> **What you need to do**
Find how many lines contain "this" and state only that number.

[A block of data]
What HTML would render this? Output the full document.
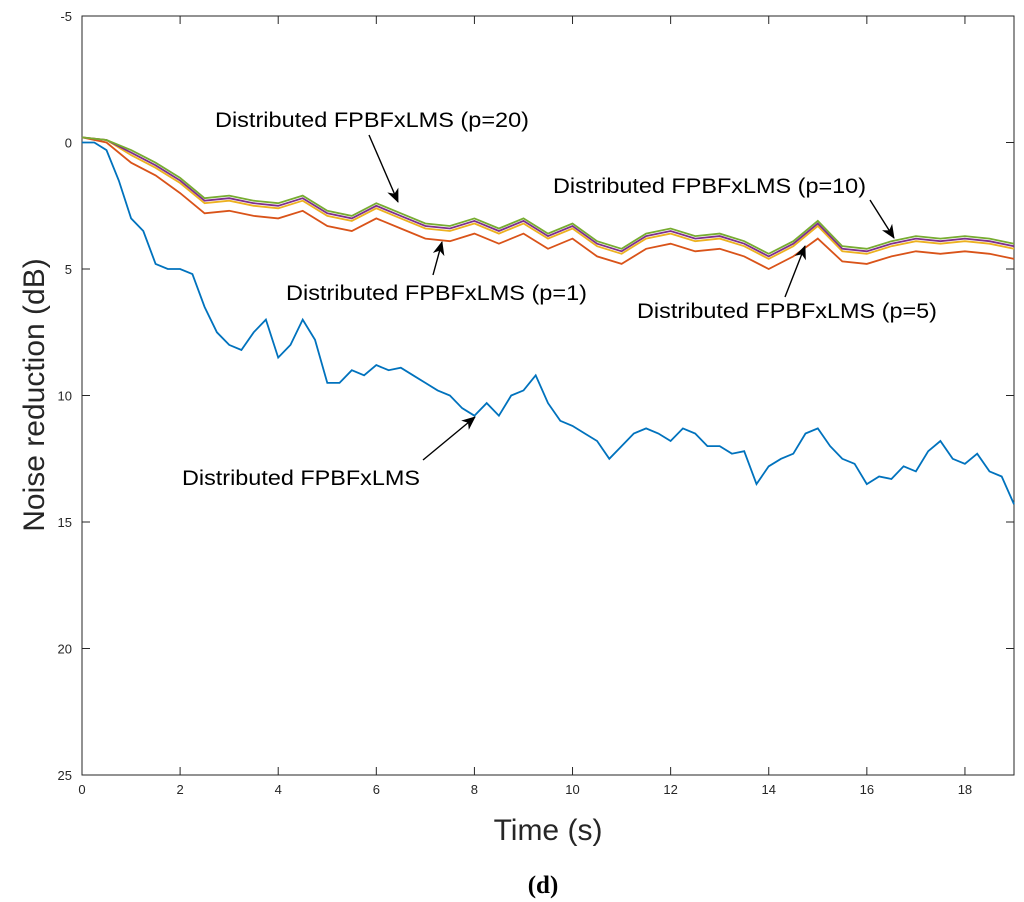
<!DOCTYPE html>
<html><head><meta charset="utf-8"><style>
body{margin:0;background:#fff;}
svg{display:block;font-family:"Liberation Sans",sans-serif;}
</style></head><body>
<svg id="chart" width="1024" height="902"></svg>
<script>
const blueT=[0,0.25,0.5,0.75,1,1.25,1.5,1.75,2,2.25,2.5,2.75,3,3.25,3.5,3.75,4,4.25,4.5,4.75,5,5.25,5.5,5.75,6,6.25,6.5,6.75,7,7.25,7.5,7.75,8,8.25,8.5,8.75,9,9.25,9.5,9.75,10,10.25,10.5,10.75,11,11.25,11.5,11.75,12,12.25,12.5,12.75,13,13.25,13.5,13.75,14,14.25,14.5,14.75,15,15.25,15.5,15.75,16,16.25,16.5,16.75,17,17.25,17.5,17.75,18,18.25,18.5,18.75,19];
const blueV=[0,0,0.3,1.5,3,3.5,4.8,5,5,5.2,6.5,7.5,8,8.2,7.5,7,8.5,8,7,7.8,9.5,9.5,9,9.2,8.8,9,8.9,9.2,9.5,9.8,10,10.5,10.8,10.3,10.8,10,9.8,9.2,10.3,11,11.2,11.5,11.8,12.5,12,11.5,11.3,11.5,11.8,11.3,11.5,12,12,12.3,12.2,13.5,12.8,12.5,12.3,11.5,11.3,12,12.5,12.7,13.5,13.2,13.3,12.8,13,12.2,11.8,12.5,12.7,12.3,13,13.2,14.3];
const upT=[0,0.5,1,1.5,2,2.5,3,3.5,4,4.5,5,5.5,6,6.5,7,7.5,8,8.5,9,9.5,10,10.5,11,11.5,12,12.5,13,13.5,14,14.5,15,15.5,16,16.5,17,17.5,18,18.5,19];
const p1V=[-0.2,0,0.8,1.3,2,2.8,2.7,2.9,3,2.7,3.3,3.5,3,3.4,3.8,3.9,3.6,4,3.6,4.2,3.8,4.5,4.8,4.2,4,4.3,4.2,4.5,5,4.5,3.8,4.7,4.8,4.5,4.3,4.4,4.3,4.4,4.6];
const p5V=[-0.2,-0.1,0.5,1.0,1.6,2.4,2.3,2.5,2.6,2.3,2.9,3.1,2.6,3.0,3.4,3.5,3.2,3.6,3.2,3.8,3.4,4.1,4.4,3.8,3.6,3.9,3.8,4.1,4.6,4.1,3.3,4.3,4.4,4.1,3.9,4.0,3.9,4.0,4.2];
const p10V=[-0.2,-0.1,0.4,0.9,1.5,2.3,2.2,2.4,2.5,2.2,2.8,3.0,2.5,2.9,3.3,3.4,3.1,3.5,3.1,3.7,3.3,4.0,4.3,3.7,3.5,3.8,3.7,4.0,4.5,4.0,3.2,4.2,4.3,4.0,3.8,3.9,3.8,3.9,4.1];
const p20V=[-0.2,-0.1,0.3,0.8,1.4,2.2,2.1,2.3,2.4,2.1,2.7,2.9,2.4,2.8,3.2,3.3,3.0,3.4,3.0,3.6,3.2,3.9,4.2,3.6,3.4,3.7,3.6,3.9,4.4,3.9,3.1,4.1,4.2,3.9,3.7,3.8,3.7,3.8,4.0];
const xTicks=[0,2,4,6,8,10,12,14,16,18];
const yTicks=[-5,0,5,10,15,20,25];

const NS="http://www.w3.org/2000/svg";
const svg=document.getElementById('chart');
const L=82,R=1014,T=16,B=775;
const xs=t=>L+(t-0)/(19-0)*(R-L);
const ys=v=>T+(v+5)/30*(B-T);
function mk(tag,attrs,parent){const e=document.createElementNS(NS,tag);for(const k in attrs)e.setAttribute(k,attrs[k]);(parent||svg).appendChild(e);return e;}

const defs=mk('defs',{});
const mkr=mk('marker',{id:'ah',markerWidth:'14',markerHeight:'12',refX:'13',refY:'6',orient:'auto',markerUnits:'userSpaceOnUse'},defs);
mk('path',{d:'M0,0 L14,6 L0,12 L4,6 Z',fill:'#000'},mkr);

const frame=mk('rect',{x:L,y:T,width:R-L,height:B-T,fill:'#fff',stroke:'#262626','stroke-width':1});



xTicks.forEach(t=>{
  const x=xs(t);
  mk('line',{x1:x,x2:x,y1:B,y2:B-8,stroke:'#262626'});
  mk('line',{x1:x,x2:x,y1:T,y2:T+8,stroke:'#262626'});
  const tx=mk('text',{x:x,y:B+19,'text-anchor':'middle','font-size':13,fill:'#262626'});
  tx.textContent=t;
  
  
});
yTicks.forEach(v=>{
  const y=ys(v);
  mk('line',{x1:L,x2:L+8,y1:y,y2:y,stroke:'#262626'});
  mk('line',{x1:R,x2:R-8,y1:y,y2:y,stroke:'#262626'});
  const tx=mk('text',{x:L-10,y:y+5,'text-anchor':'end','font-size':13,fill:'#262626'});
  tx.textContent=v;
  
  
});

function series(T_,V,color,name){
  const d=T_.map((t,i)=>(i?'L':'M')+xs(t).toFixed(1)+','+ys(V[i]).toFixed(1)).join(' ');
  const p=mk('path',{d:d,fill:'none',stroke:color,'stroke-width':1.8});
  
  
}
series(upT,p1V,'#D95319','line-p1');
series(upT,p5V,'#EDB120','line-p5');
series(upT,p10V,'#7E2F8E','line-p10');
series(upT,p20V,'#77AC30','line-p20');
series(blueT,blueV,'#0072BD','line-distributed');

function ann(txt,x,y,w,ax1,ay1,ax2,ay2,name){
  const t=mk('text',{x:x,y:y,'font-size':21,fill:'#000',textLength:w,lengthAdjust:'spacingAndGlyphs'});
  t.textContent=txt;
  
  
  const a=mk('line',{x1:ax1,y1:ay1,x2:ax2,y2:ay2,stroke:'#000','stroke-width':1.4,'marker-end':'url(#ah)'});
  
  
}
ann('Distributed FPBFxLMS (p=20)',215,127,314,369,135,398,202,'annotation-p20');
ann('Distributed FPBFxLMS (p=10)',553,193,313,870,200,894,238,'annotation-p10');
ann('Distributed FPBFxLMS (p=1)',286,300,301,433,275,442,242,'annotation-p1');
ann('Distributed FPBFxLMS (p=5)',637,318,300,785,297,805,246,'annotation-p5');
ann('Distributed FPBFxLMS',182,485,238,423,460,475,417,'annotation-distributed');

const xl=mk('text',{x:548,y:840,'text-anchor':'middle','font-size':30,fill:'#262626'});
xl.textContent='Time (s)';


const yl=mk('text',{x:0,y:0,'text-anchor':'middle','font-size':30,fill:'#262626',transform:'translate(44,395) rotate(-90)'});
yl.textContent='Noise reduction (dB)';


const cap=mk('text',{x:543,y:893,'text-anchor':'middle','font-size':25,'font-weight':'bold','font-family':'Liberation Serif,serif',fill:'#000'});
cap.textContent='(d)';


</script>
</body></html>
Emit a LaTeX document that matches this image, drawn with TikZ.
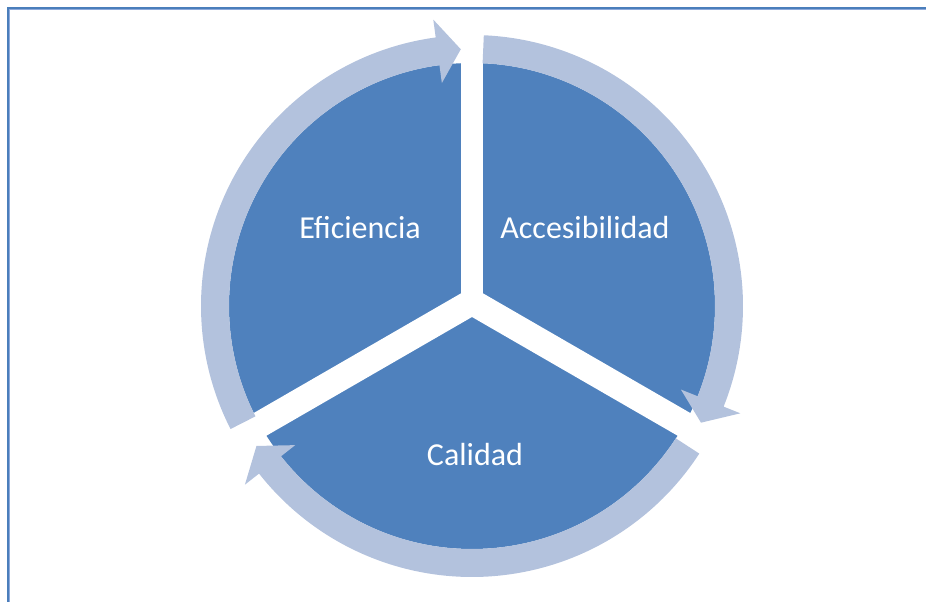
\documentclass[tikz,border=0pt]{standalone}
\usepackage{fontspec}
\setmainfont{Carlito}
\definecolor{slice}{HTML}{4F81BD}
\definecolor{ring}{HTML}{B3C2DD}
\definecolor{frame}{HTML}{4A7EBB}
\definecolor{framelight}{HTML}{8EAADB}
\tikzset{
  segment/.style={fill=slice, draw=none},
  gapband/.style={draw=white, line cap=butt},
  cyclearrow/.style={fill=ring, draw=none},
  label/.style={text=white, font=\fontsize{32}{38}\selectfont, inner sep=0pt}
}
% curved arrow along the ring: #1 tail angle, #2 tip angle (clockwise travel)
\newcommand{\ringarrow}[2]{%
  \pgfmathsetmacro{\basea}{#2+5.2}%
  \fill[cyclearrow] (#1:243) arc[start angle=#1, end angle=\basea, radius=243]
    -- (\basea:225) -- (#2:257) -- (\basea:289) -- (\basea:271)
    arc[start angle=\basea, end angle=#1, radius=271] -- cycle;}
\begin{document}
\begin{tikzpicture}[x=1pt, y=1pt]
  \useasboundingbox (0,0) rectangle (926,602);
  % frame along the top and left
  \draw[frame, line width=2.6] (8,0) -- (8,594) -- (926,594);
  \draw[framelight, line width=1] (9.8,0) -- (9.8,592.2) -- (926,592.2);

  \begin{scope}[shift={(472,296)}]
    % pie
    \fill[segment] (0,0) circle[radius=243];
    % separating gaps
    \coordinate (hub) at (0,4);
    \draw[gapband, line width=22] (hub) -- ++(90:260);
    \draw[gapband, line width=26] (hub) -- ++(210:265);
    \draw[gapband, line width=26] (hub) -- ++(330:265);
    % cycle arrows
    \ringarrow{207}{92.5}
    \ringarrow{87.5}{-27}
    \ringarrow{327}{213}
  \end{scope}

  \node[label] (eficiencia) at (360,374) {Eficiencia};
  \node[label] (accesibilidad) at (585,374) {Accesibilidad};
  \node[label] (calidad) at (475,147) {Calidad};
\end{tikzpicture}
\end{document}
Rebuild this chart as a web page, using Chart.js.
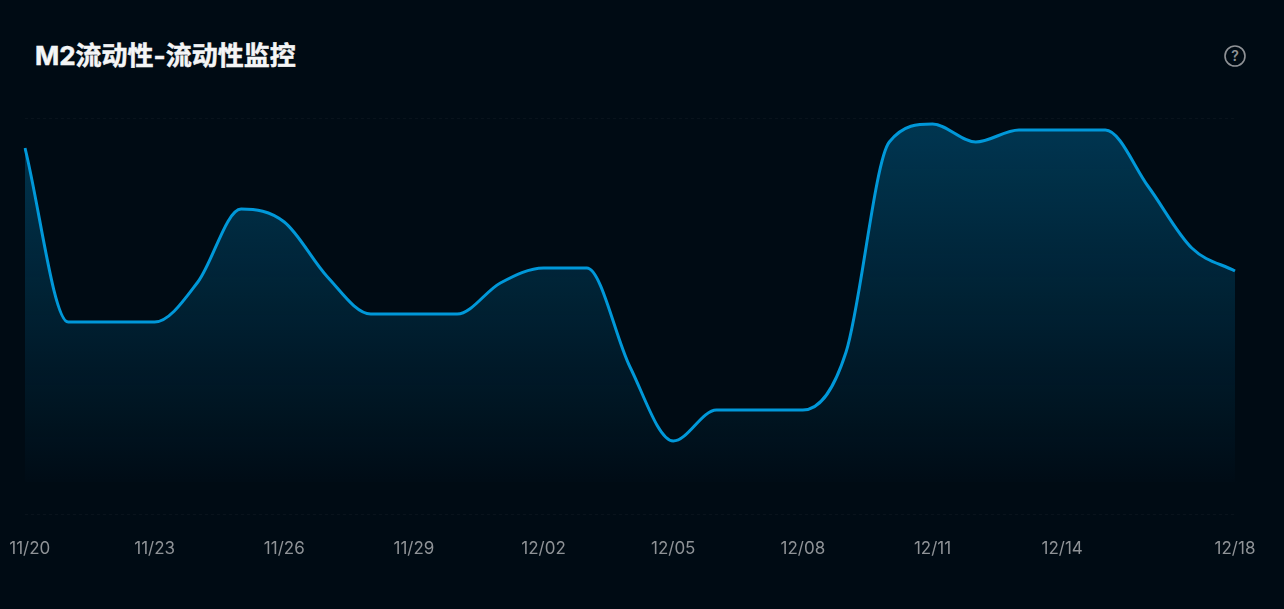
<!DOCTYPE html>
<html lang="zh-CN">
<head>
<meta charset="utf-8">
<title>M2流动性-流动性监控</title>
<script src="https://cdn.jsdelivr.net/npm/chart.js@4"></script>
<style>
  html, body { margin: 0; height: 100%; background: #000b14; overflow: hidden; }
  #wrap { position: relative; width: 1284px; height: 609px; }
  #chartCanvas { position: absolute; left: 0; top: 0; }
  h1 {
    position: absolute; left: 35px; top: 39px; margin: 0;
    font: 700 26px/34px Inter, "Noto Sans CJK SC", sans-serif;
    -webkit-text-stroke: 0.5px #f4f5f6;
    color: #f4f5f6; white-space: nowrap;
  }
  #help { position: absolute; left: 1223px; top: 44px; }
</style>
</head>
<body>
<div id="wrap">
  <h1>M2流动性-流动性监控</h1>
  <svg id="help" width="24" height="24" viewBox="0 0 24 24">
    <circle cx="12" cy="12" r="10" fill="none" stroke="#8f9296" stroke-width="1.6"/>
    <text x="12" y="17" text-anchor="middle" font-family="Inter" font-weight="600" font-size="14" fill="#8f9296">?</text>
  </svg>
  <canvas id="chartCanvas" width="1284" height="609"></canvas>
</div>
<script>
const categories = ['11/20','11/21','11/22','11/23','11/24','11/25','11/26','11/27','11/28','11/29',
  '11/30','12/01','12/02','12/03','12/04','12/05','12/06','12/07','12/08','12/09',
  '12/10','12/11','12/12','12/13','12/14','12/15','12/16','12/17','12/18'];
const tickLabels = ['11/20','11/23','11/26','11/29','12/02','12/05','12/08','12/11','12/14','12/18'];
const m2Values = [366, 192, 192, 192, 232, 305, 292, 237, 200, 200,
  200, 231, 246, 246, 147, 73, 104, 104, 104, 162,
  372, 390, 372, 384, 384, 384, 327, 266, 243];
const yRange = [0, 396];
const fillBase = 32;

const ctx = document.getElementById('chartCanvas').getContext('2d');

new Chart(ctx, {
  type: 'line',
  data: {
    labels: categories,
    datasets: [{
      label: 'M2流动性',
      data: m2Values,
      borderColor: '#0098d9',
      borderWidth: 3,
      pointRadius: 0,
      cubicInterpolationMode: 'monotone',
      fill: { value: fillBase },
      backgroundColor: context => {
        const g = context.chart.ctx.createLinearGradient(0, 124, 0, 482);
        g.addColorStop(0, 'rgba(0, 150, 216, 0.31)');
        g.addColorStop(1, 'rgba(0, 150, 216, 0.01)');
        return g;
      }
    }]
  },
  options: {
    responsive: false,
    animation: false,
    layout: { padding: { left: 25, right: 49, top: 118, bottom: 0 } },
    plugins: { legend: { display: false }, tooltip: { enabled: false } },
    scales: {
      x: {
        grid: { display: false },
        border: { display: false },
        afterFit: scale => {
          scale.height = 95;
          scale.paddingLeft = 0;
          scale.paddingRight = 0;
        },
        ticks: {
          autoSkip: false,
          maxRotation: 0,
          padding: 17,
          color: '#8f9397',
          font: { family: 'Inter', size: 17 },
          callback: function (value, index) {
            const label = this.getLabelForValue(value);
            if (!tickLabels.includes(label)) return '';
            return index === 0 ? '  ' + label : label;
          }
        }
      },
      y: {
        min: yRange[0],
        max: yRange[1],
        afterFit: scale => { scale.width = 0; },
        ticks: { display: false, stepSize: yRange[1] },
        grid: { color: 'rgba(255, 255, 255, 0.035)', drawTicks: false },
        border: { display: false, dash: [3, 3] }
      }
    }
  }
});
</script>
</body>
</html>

> **Written solution**
4